C’est une vieille question agitée entre les auteurs, si la tragédie doit toujours être écrite en vers : car pour la comédie, il n’est pas douteux qu’elle ne puisse & peut être ou doive être écrite en prose. La plupart des pieces de Moliere, de Dancour, de Favart, de Boissi, tout le théatre italien sont écrites en prose. Dans celles qui font versifiées, les vers y font si souvent brisés, interrompus, si simples, si prosaïques, sans mesure, sans harmonie, qu’ils ne sont presque pas de vers. C’est une conversation entre bourgeois qui ne pensent pas à invoquer Apollon. C’est la même raison dans les conversations tragiques : les princes ne parlent pas plus en vers que les bourgeois, & jamais les passions, ni des grands, ni des petits, n’ont emprunté le langage des muses. Cependant c’est l’usage, & la majeté du cothurne s’en accommode mieux, dit-on. Lamothe, qui a fait des tragédies en prose, d’ailleurs quoique bonnes, n’a pas réussi, non-plus que quelques-autres qui l’ont suivi. Affaire de mode.

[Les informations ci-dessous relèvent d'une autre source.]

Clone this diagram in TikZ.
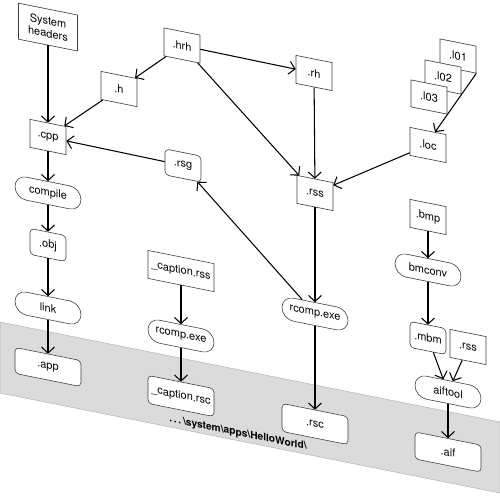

La tragédie grecque a dû être en vers : les dieux y jouent toujours quelques personnages, on doit les faire parler majestueusement comme les oracles, & on leur parle par des hymnes & des cantiques. La poësie est le langage des dieux. Les nôtres, il est vrai, ne sont pas si divines ; mais ce sont toujours des héros, des princes, qu’il faut aussi faire parler le plus noblement qu’on peut. C’est de même dans le latin. On suivoit la même religion dans l’une & l’autre langue. Les vers ne sont guères distingués de la prose, sur-tout les vers de théatre qui ne sont ni hexametres ni pentametres, & la quantité étant très-marquée, la prose approche fort du metre. Nos vers ont la distinction de la rime & de l’hémistiche, qui les fait mieux sentir. Le sens doit finir avec le vers : il est difficile de s’y méprendre, une oreille exercée les sent dans la prose même à la seule prononciation. Cependant la bonne déclamation tâche d’effacer ce méchanisme, en prononçant les vers comme la prose : ce qui forme une contradiction ridicule. Exiger des vers & faire disparoître cette versification ! Cette contradiction est encore plus bizarre à l’opera, où l’on veut absolument des vers, & où la musique anéantit encore plus la mesuré & la rime, qui d’ailleurs, dans des petits vers & des vers libres le sont encore moins que dans les vers héroïques à rimes plates de quelques écrivains distingués, les endroits pathétiques, les sentimens vifs, les maximes, les endroits communs & de remplissage. On veut la pompe des vers pour les uns, la simplicité de la prose pour les autres ; sur quoi même on n’est pas d’accord : les uns croient que la majesté des endroits sublimes demande le langage des dieux, comme la majesté du trône, l’éclat du faste, & que les autres peuvent être laissés dans les haillons prosaïques de la bourgeoisie. Au contraire, il en est qui pensent que la sublimité du premier se soutient assez par elle-même ; mais que les lieux communs ont besoin d’être montés sur les échasses du Parnasse, pour mériter d’y figurer.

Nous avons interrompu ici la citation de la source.